Eine Insel auf der Straße
Im Straßenpflaster nahe der Lambertikirche ist noch heute der Umriss des ehemaligen „Drubbels“ markiert, jener kleinen Ansammlung von zehn Häusern, die in den Jahren 1906 und 1907 abgerissen wurden. Der Ausbau der Straßenbahntrasse erforderte eine breite Durchfahrt an dieser Stelle, und so wurde das malerische Ensemble aus kleinen Fachwerkhäusern entfernt. Zuvor hatten sich Kutschen und Fuhrwerke rechts und links neben dem Drubbel vorbeidrängen müssen, ein Umstand, der heute noch im Fehlen des Bogengangs an den Häusern Drubbel 1 bis 5/6 erkennbar ist. Bereits 1710 hatte die fürstbischöfliche Regierung wegen der beengten Straßenführung den Abriss des Drubbels geplant, jedoch konnte dieses Vorhaben von den Bewohnern und Eigentümern der Häuschen erfolgreich verhindert werden. Im Jahr 1712 wurde lediglich die schon lange ruinöse Münzstätte am Nordende des Drubbels entfernt.

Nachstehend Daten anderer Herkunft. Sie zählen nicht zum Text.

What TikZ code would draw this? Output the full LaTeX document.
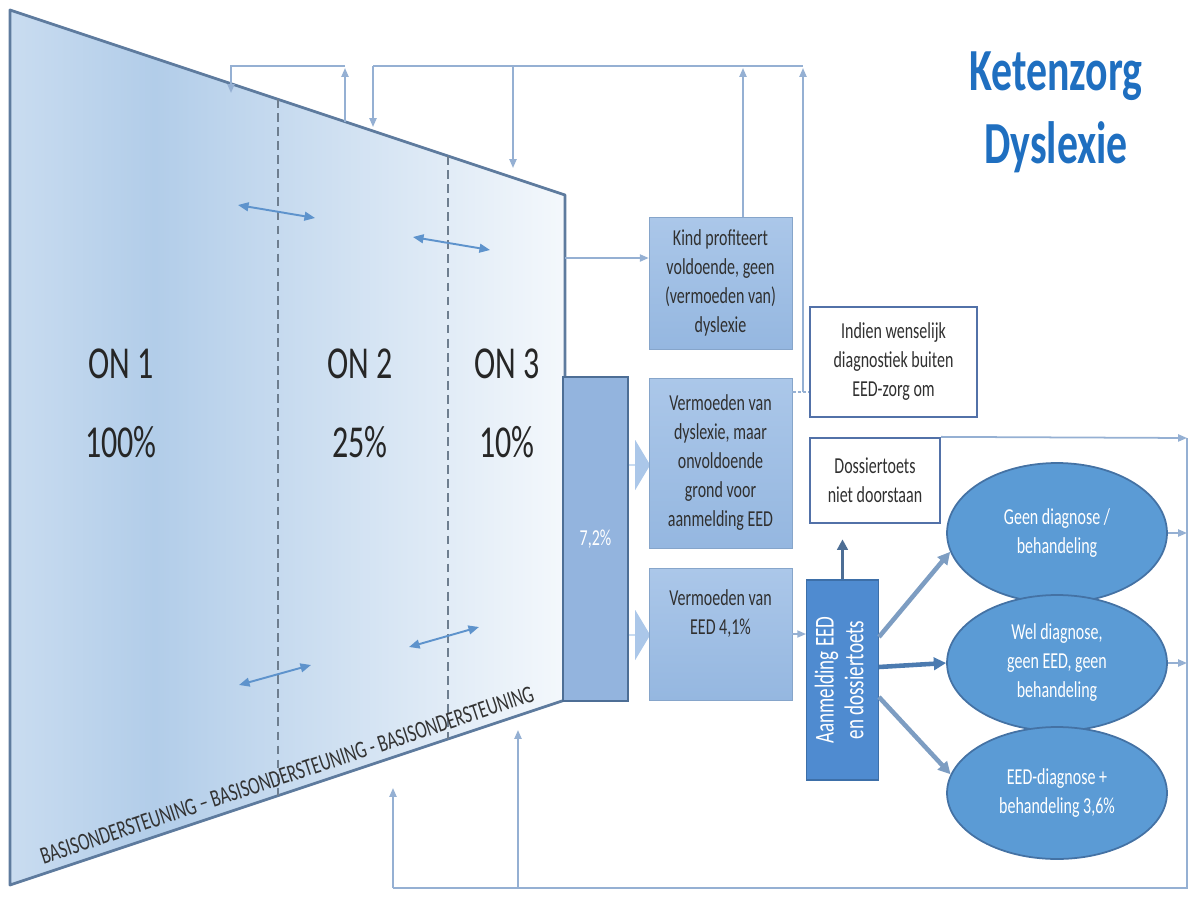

Die benachbarte „Schomeckerryge“
Alte Pläne des 18. und 19. Jahrhunderts belegen die dichte Bebauung des heute großzügigen Kreuzungsbereiches von Prinzipalmarkt, Altem Fischmarkt und Drubbel/Roggenmarkt. Nicht nur die zehn Häuser des Drubbel standen hier, sondern nordwestlich der Lambertikirche eine Reihe kleiner Handwerkerhäuser, die den Spitznamen „hölzernes Wams“ trugen oder auch als die „Schomeckerryge“ („Schuhmacherreihe“) bezeichnet wurden. Sie waren der Rest der hochmittelalterlichen Kirchhofbebauung rings um die Lambertikirche, deren frühester Bau in die Zeit um 1040 datiert wird. Von den ursprünglich bis zu 18 kleinen Handwerkerhäusern („Schomeckerryge“), die bereits 1233 als „beheizbar“ beschrieben wurden, waren schließlich nur noch neun übrig, die zwischen 1773 und 1775 abgebrochen wurden.
Die Anfänge am Drubbel
Nach den Ergebnissen der Ausgrabungen 2002-2003 lässt sich nun die Geschichte des Drubbels recht verlässlich rekonstruieren: Vor seiner Errichtung befand sich hier, vor dem nordöstlichen Tor der alten Domburg, lediglich eine ungepflasterte Straßenkreuzung der von Westen kommenden Friesischen Straße mit der von Süden kommenden Kölnischen oder Rheinischen Straße. Im Laufe des 11. Jahrhunderts entwickelte sich entlang der Straßentrasse von ersterer, des späteren Roggenmarkts, ein kleiner Straßenmarkt auf dem etwa 20 Meter breiten Streifen zwischen dem Domburggraben und der Straße. Reste von Zäunen und schmalen Begrenzungsgräben zur Domburg hin lassen vermuten, dass hier vielleicht mit Kleinvieh gehandelt wurde. Hinweise auf handwerkliche Tätigkeiten in diesem Bereich wie die Verarbeitung von Buntmetall und Tierknochen wurden ebenfalls beobachtet.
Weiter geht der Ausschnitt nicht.